Experts discuss how to rid your yard of armyworms

Experts discuss how to rid your yard of armyworms

BIRMINGHAM, AL (WBRC) - Homeowners put a lot of money and investment into their lawns to keep them beautiful. But some pests are doing a lot of damage right now.

Armyworms are destroying some lawns in Alabama. The worms come from moths that are carried by the wind from South and Central America.

This happens annually from August to November. You will notice some areas of your lawn browning.

"You will see that thin out over a period of a day or so. They do a lot of damage in a short period of time. So you have to inspect on almost a daily basis when we have an outbreak like we do now," Brian Ethridge with Wayne's said.

Armyworms are the larvae of a moth. The caterpillars are light green or tan in their early growth stage and dark green or brown in later stages.

Ethridge with Wayne's says his company is seeing number of homes dealing with armyworms. He suggests homeowners mow their lawns regularly and take quick action if they are spotted.

"If they are not treated within in the first 24 to 48 hours of finding those insects then you can have lawn completely stripped down to nothing but stems which looks like it's dormant in January," Ethridge said.

Bottom line: if you think you have a problem, contact your pest control company like Wayne's or some other group. Try to take care of your investment and they will take care of the problem.

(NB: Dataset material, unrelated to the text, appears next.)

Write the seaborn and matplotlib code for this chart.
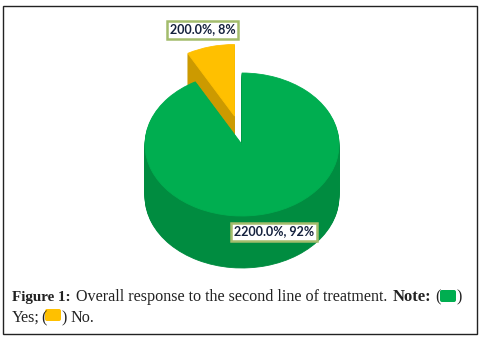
#!/usr/bin/env python3

import matplotlib
matplotlib.use("Agg")
import matplotlib.pyplot as plt
import seaborn as sns
from matplotlib.patches import FancyBboxPatch, Rectangle

# ===== DATA =====
CATEGORIES = ["Yes", "No"]
SHARES = [92, 8]
LABELS = ["2200.0%, 92%", "200.0%, 8%"]
# ================

GREEN, YELLOW = sns.color_palette(["#00AE50", "#FFC000"])
GREEN_DARK, YELLOW_DARK = sns.color_palette(["#008C40", "#CC9A00"])
RX, RY = 97.0, 71.5       # pixel radii of the top ellipse
CX, CY = 242.0, 144.5     # pixel centre of the green slice
DEPTH = 52                # pixels of side wall
EXPLODE = (234.5, 116.0)  # pixel apex of the pulled out slice

sns.set_theme(style="white")


def draw_slice(ax, index, center, color):
    wedges, _ = ax.pie(SHARES, startangle=90, counterclock=False, center=center,
                       radius=1, colors=[color, color], frame=True,
                       wedgeprops={"edgecolor": color, "linewidth": 0.6})
    wedges[1 - index].set_visible(False)


def unit(px, py):
    return (px - CX) / RX, (CY - py) / RY


fig = plt.figure(figsize=(4.81, 3.42), dpi=100)
ax = fig.add_axes([0, 0, 1, 1])

# yellow slice first, the green one overlaps its wall
for d in range(DEPTH, 0, -1):
    draw_slice(ax, 1, unit(EXPLODE[0], EXPLODE[1] + d), YELLOW_DARK)
draw_slice(ax, 1, unit(*EXPLODE), YELLOW)
for d in range(DEPTH, 0, -1):
    draw_slice(ax, 0, unit(CX, CY + d), GREEN_DARK)
draw_slice(ax, 0, unit(CX, CY), GREEN)

ax.set_aspect("auto")
ax.set_xlim(unit(0, 0)[0], unit(481, 0)[0])
ax.set_ylim(unit(0, 342)[1], unit(0, 0)[1])
ax.axis("off")

# overlay in pixel coordinates for labels, caption and frame
top = fig.add_axes([0, 0, 1, 1], facecolor="none")
top.set_xlim(0, 481)
top.set_ylim(342, 0)
top.axis("off")

box = dict(boxstyle="square,pad=0.24", fc="white", ec="#A3BC6C", lw=1.8)
for text, x, y in zip(LABELS, [274, 202.5], [231.5, 29.5]):
    top.text(x, y, text, ha="center", va="center", fontsize=9, fontweight="bold",
             family="Lato", color="#14213D", bbox=box)

top.add_patch(Rectangle((3.5, 5.5), 473.5, 328.5, fc="none", ec="#222222", lw=1.0))

SERIF = "Liberation Serif"
INK = "#222222"
pieces = [
    (12, 301, "Figure 1:", "bold", 10.9),
    (76, 301, "Overall response to the second line of treatment.", "normal", 11.65),
    (393, 301, "Note:", "bold", 11.9),
    (435, 301, "(", "normal", 11.65),
    (457, 301, ")", "normal", 11.65),
    (12, 322, "Yes;", "normal", 11.65),
    (41, 322, "(", "normal", 11.65),
    (62, 322, ")", "normal", 11.65),
    (70, 322, "No.", "normal", 11.65),
]
for x, y, text, weight, size in pieces:
    top.text(x, y, text, ha="left", va="baseline", fontsize=size, family=SERIF,
             fontweight=weight, color=INK)

for color, x, y in [(GREEN, 440, 290), (YELLOW, 45, 309)]:
    top.add_patch(FancyBboxPatch((x + 2, y + 2), 12, 8, boxstyle="round,pad=2",
                                 fc=color, ec="none"))

fig.savefig("out.png", dpi=100, facecolor="white")
plt.close(fig)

The Alabama Cooperative Extension System (ACES) says a sweep net is an affordable way to find armyworms and can be borrowed at many extension county offices. If you find more than two armyworms per square foot of yard when using the sweep net, they recommend cutting your grass and applying an insecticide.

ACES says an insecticide applied before the armyworms molt into their last stage will be more effective. For a longer-lasting insecticide, look for the active ingredients Prevathon, Intrepid and Dimilin. If you're buying an insecticide in a retail store, make sure to consult the individual labels to a formula that can target armyworms.

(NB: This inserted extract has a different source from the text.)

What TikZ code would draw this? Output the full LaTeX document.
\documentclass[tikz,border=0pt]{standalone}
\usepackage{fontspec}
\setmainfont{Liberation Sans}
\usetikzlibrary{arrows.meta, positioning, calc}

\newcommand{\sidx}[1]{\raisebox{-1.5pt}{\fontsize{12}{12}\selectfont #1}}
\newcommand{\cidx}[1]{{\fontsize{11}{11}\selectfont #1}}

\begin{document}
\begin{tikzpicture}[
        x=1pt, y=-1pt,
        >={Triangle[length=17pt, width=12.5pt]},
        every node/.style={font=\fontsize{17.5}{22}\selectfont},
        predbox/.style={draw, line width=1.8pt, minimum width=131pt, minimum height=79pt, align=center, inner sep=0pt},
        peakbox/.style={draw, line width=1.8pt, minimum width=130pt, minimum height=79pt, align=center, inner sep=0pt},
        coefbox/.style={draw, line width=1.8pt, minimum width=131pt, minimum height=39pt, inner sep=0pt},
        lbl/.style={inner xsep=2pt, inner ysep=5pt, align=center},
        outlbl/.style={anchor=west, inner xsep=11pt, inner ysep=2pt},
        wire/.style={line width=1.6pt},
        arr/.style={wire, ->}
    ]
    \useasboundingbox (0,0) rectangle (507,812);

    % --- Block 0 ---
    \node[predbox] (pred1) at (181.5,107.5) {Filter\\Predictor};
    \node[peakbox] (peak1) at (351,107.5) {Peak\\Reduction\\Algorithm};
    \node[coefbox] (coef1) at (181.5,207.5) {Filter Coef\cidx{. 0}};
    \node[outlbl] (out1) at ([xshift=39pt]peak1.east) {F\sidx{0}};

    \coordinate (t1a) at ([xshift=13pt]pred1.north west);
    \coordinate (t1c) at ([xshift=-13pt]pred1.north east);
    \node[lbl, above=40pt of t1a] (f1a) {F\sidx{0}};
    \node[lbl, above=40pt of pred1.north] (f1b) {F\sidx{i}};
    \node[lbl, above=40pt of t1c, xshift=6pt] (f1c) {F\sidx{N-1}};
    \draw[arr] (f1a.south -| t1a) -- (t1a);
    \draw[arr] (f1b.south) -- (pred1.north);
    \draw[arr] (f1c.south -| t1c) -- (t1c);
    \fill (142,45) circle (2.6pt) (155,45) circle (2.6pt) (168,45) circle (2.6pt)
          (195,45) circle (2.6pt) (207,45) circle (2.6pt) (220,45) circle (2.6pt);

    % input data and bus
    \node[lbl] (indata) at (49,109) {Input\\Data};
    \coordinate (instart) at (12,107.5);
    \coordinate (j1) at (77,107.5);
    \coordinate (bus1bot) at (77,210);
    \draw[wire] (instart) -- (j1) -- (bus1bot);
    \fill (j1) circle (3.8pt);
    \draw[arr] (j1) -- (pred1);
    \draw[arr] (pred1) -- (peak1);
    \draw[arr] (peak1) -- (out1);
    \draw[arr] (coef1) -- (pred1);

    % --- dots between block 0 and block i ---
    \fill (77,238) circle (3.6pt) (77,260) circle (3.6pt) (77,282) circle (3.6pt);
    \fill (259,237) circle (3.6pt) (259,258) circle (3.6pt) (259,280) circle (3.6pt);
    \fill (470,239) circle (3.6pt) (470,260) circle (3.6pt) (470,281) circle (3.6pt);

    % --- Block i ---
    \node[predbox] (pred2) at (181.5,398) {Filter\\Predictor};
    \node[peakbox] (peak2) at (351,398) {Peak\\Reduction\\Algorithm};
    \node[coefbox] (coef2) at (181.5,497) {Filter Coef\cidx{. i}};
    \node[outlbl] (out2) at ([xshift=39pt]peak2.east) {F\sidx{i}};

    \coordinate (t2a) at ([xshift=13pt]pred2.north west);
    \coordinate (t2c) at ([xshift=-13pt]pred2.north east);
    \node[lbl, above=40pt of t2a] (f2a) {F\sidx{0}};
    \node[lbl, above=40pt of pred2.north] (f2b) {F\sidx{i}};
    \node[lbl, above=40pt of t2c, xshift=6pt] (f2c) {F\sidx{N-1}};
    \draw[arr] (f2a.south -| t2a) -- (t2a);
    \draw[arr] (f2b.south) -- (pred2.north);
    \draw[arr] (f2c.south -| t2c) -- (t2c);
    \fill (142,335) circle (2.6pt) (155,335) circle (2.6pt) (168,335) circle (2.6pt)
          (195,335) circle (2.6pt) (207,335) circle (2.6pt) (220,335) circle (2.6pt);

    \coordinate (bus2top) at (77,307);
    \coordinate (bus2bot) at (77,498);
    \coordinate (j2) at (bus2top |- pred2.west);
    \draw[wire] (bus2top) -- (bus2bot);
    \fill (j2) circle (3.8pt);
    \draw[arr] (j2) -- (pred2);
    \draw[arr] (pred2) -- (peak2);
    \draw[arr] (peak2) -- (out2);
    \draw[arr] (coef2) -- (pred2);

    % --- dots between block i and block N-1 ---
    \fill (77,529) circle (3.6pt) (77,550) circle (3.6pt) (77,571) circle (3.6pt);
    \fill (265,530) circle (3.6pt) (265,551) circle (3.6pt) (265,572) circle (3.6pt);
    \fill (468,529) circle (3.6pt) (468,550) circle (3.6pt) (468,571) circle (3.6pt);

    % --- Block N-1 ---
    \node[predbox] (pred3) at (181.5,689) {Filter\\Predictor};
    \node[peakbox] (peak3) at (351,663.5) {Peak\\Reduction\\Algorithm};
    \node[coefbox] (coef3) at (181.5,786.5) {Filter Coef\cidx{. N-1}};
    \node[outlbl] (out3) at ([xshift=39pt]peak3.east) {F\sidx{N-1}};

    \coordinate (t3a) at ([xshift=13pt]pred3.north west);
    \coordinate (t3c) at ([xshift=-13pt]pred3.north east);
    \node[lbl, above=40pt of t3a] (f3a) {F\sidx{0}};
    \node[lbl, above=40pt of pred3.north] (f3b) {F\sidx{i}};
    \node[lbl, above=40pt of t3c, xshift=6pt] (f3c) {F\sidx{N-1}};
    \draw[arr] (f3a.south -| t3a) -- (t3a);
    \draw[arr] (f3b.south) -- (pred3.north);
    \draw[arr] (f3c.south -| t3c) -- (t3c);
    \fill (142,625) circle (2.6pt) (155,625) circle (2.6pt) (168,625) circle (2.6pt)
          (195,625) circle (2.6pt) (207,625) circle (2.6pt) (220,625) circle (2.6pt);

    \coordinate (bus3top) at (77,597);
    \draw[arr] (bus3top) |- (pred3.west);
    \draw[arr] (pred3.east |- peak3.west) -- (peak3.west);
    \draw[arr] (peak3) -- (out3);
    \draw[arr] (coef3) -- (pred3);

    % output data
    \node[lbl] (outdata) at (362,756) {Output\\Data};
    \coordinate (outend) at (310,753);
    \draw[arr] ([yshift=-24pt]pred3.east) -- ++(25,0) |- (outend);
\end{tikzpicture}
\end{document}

ACES offers these further tips if you're treating your lawn yourself:

  • Cutting turf prior to treatment aids in control because the insecticide will not have to penetrate as far to reach the armyworms.
  • Irrigate lightly prior to treatment. It has been shown to help in some cases because it may increase the larval activity.
  • Apply treatments in the early morning or late afternoon when they are most active.

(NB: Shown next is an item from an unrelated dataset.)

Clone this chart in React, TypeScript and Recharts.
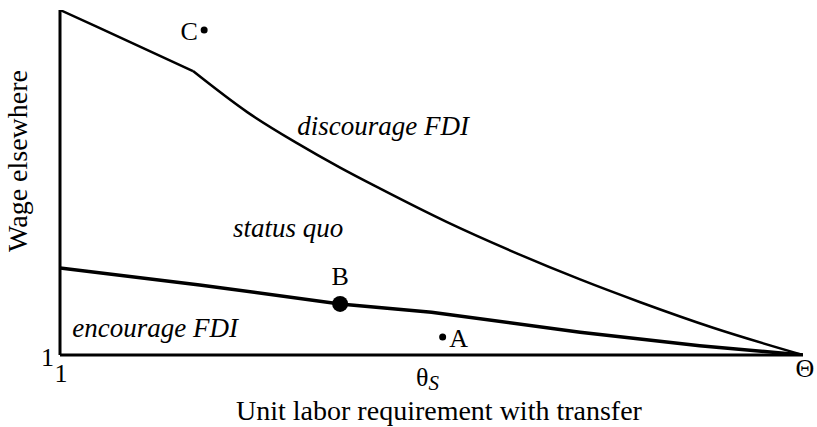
import React from 'react';
import { ComposedChart, Line, Scatter, XAxis, YAxis, ReferenceDot } from 'recharts';

// Upper boundary, straight part (left of the kink)
const upperAX = [0, 5.0, 17.9];
const upperAY = [100, 95.1, 82.3];

// Upper boundary, curved part (right of the kink)
const upperBX = [17.9, 25.2, 31.9, 37.7, 43.1, 52.1, 61.0, 70.0, 78.1, 87.9, 100];
const upperBY = [82.3, 70.4, 61.4, 54.3, 48.2, 38.5, 29.9, 21.9, 15.3, 7.9, 0];

// Lower boundary (status quo / encourage FDI)
const lowerX = [0, 18.8, 37.7, 50.0, 70.0, 86.1, 100];
const lowerY = [25.2, 20.3, 14.8, 12.4, 6.6, 2.7, 0];

// Marked points
const pointNames = ['C', 'B', 'A'];
const pointX = [19.4, 37.7, 51.5];
const pointY = [94.2, 14.8, 5.2];

// Region labels
const regionNames = ['discourage FDI', 'status quo', 'encourage FDI'];
const regionX = [43.5, 30.7, 12.8];
const regionY = [66.4, 36.8, 7.8];

// Tick labels
const xTickValues = [0, 50, 100];
const xTickLabels = ['1', 'θS', 'Θ'];
const yTickValues = [0];
const yTickLabels = ['1'];

const upperAData = upperAX.map((x, i) => ({ x, y: upperAY[i] }));
const upperBData = upperBX.map((x, i) => ({ x, y: upperBY[i] }));
const lowerData = lowerX.map((x, i) => ({ x, y: lowerY[i] }));
const pointData = pointX.map((x, i) => ({ x, y: pointY[i], name: pointNames[i] }));

const FONT = '"Liberation Serif", "Times New Roman", serif';

const pointRadius: Record<string, number> = { C: 3.5, B: 8, A: 3.5 };
const pointLabelOffset: Record<string, [number, number]> = {
  C: [-15, 1],
  B: [0, -27],
  A: [16, 1],
};

const PointShape = (props: any) => {
  const { cx, cy, payload } = props;
  const r = pointRadius[payload.name] ?? 4;
  const [dx, dy] = pointLabelOffset[payload.name] ?? [0, 0];
  return (
    <g>
      <circle cx={cx} cy={cy} r={r} fill="#000" />
      <text
        x={cx + dx}
        y={cy + dy}
        textAnchor="middle"
        dominantBaseline="central"
        fontFamily={FONT}
        fontSize={26}
        fill="#000"
      >
        {payload.name}
      </text>
    </g>
  );
};

const XTick = (props: any) => {
  const { x, y, payload } = props;
  const idx = xTickValues.indexOf(payload.value);
  const label = xTickLabels[idx];
  if (label === 'θS') {
    return (
      <text x={x - 4} y={y + 14} textAnchor="middle" dominantBaseline="central" fontFamily={FONT} fontSize={26} fill="#000">
        <tspan>θ</tspan>
        <tspan fontStyle="italic" fontSize={21} dy={6}>S</tspan>
      </text>
    );
  }
  const dx = label === 'Θ' ? 2 : 1;
  const dy = label === 'Θ' ? 5 : 10;
  return (
    <text x={x + dx} y={y + dy} textAnchor="middle" dominantBaseline="central" fontFamily={FONT} fontSize={26} fill="#000">
      {label}
    </text>
  );
};

const YTick = (props: any) => {
  const { x, y, payload } = props;
  const idx = yTickValues.indexOf(payload.value);
  return (
    <text x={x + 2} y={y + 2} textAnchor="end" dominantBaseline="central" fontFamily={FONT} fontSize={26} fill="#000">
      {yTickLabels[idx]}
    </text>
  );
};

const makeRegionLabel = (text: string) => (props: any) => {
  const vb = props.viewBox || {};
  const cx = (vb.x ?? 0) + (vb.width ?? 0) / 2;
  const cy = (vb.y ?? 0) + (vb.height ?? 0) / 2;
  return (
    <text
      x={cx}
      y={cy}
      textAnchor="middle"
      dominantBaseline="central"
      fontFamily={FONT}
      fontStyle="italic"
      fontSize={27}
      fill="#000"
    >
      {text}
    </text>
  );
};

const XTitle = () => (
  <text
    x={439}
    y={410}
    textAnchor="middle"
    dominantBaseline="central"
    fontFamily={FONT}
    fontSize={28}
    fill="#000"
  >
    Unit labor requirement with transfer
  </text>
);

const YTitle = () => {
  const cy = 161;
  return (
    <text
      x={17}
      y={cy}
      transform={`rotate(-90, 17, ${cy})`}
      textAnchor="middle"
      dominantBaseline="central"
      fontFamily={FONT}
      fontSize={28}
      fill="#000"
    >
      Wage elsewhere
    </text>
  );
};

export default function App() {
  return (
    <div style={{ position: 'absolute', left: 0, top: 0, background: '#fff' }}>
      <ComposedChart width={817} height={427} margin={{ top: 10, right: 14, bottom: 0, left: 0 }}>
        <XAxis
          type="number"
          dataKey="x"
          domain={[0, 100]}
          ticks={xTickValues}
          tick={<XTick />}
          tickLine={false}
          axisLine={{ stroke: '#000', strokeWidth: 3 }}
          height={72}
          allowDataOverflow
          label={<XTitle />}
        />
        <YAxis
          type="number"
          dataKey="y"
          domain={[0, 100]}
          ticks={yTickValues}
          tick={<YTick />}
          tickLine={false}
          axisLine={{ stroke: '#000', strokeWidth: 3 }}
          width={60}
          allowDataOverflow
          label={<YTitle />}
        />
        <Line
          data={upperAData}
          dataKey="y"
          type="linear"
          stroke="#000"
          strokeWidth={2.5}
          dot={false}
          activeDot={false}
          isAnimationActive={false}
        />
        <Line
          data={upperBData}
          dataKey="y"
          type="monotone"
          stroke="#000"
          strokeWidth={2.5}
          dot={false}
          activeDot={false}
          isAnimationActive={false}
        />
        <Line
          data={lowerData}
          dataKey="y"
          type="linear"
          stroke="#000"
          strokeWidth={3.5}
          dot={false}
          activeDot={false}
          isAnimationActive={false}
        />
        <Scatter data={pointData} dataKey="y" shape={<PointShape />} isAnimationActive={false} />
        {regionNames.map((name, i) => (
          <ReferenceDot
            key={name}
            x={regionX[i]}
            y={regionY[i]}
            r={1}
            fill="none"
            stroke="none"
            label={makeRegionLabel(name)}
          />
        ))}
      </ComposedChart>
    </div>
  );
}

More tips from Planet Natural's website:

  • Avoid using harmful pesticides or practices that would inadvertently destroy beneficial insects, your first line of natural defense.
  • Use pheromone traps to monitor the arrival of moths. When you first notice them — look for the distinctive white dot on their forewings — it’s time to start closer inspection of your plants.
  • Look for larvae and signs of damage beginning in early spring. Caterpillars will often be found feeding on the undersides of leaves and on new growth. Handpick the worms you discover and don’t be tempted to crush them between your thumbs. Instead drop them in a bucket of soapy water.
  • Release trichogramma wasps to parasitize any newly laid eggs. These tiny beneficial insects — 1mm or less — insert their eggs inside of pest eggs, killing them before they enter the plant-eating larval stage.
  • Other beneficial insects, such as lacewing, ladybugs and minute pirate bugs feed on armyworm eggs as well as the young larval stage. Remember: beneficial insects help control other harmful pests, including aphids, earworms, cutworms, cabbage loopers, a variety of mite and insect eggs.
  • Plant to attract birds and beneficial insects. Birds are especially fond of the moths and will pull larvae from lawns and plants. In the fall, uncover and turn your soil before putting it to bed, giving birds a chance to pick off the exposed pupae.
  • If you’ve had an infestation or are otherwise worried that conditions, including a cool, wet spring, will encourage the worms, release beneficial nematodes into your soil. These microscopic soil creatures feed on the eggs, pupae, and larvae of some 200 pests. They will not harm vertebrates, whether human or amphibians, will not harm plants, honey bees or earthworms and won’t threaten beneficial insects who, like the trichogramma wasp, lay eggs in something, not just anywhere in the dirt. Yet beneficial nematodes are murder on army worm eggs and pupae found in the soil.
  • After the season has advanced, natural horticultural oil sprays can be used on plants showing signs of worm infestations. Multi-purpose neem oil spray is effective on various stages of the larvae as well as mites. It also prevents fungus growth. Complete coverage, including undersides of leaves and junctions with stems, is critical.
  • Applications of Garden Dust (Bt-kurstaki) or OMRI-listed Monterey Garden Insect Spray (spinosad) will also kill caterpillars. Use organic insecticides if pest levels become intolerable.